At the recent hackathon we gave our participants a possibility to become such analyst, working with Kobe Bryant to help him make a successful come back.
To provide Kobe with best advice participants were given a dataset containing records of all shots Kobe Bryant ever attempted (whether successful or not) – an impressive number of over 30.000 shots. Each shot was described by 25 features like type of shot (action type), distance from the target, name of the opposing team, position on the field, etc. Plus a field with the result of the shot – with 4.500 shot attempts for which the outcome was not labeled.
The challenge? Teams were asked to provide success probabilities of the non-labeled shots. In addition: advice for Kobe about his tactic for the upcoming games. The quality of the scoring was measured using a log loss and the advice using our famous applause meter.
This meetup we were happy to welcome many young and curious adepts of data science ready to put their skills up for a challenge. To make sure they could make the best of the evening they were paired with more experienced participants.
Teams are preparing for the challenge
As the challenge started and I made my first round across the room, I noticed that most of the teams took a similar approach and diversified their resources. And so, part of each team focused on visualizing data at hand, whereas the others started to develop a model. The idea was that the visualization may provide some insight into how to improve the model, by pointing to the variables of the highest relevance.
Analytics tools used included Python plotting packages (matplotlib), Pandas library, as well as Splunk. However, no matter which tool was used, it all painted the same picture: action type was the most predictive variable and a short distance from the target increased Kobe’s chance to score.
As for team members who were responsible for model building they all started by cleaning their dataset. Most of the teams removed all non-predictive variables such as game_id and shot_id. One of the teams was so effective at it that they run their model with only one variable: action type. While indeed that variable had the most predictive value (one team estimated it at 31%), by itself it wasn’t sufficient to accurately predict success of a shot.

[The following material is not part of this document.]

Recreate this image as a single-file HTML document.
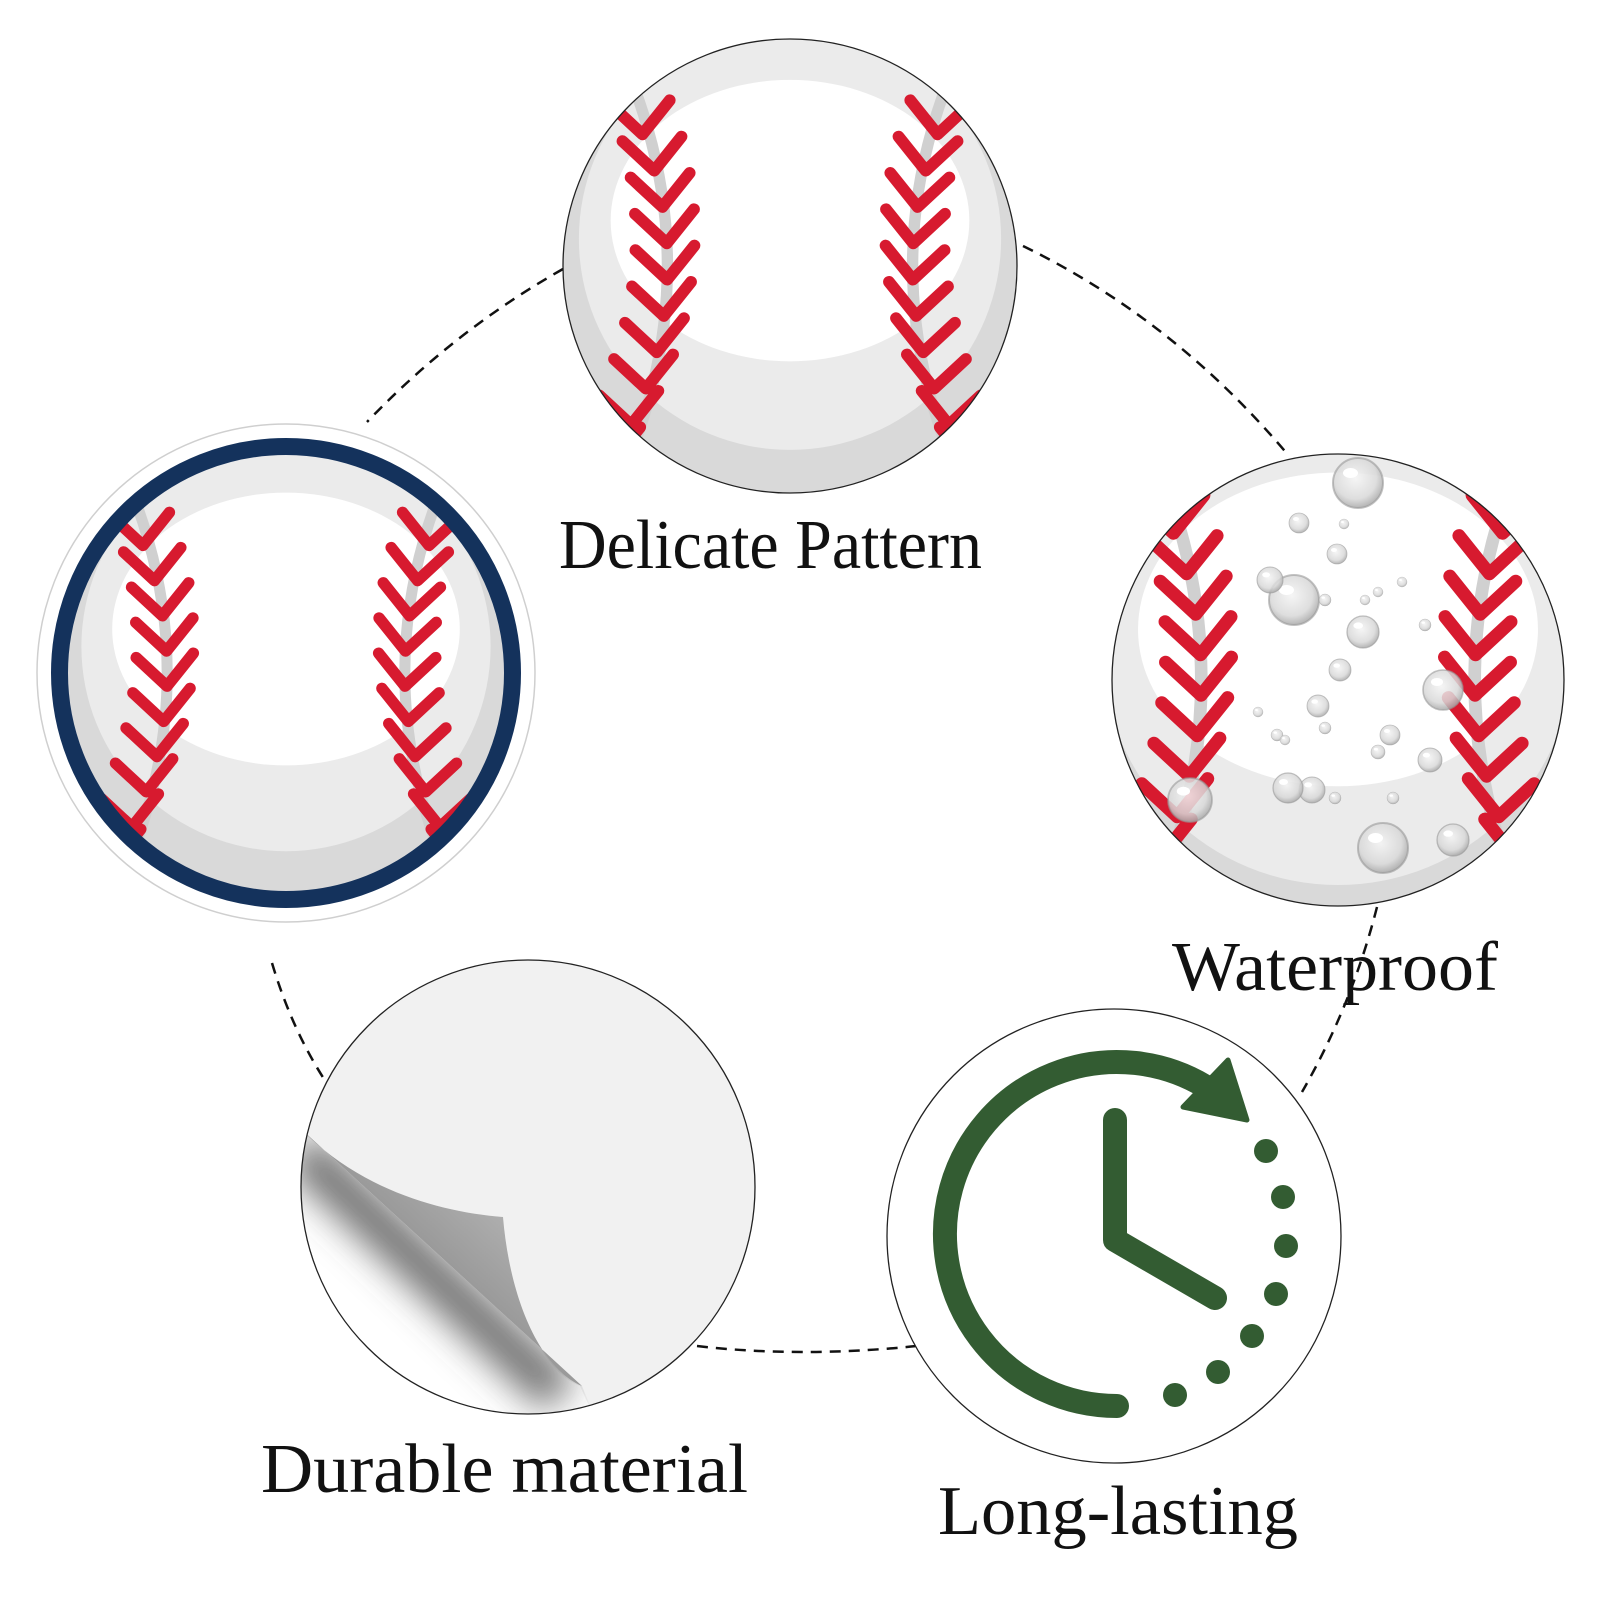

Analyzing the variables like shots by action type and shots by opponents
Others tried to expand their dataset by creating derived variables, such as “games played in the last 14 days”. At the same time, they reduced the number of categories by aggregation. Unfortunately, this approach proved to be too ambitious for such a short time.
Another team took a very systematic approach of analyzing each variable’s relevance using caret package in R. This approach resulted in 0,607 log loss score, good for a very proud second place!
Building a model
When it came to building the model, most of the teams relied on simple, effective solutions, such as linear regression, XG Boost and/or random forest. No matter which approach was chosen, action type always stood out as a variable of highest relevance with dunking shot being the most successful type of shot. As a result, most of the teams advised Kobe to try this action more often.
The winning team got an impressive 0,6 log loss score, however many teams were right behind them with score differences in far decimal points. The “if you don’t try you always miss” was among the most impactful and relevant advise, and it not only applies to basketball!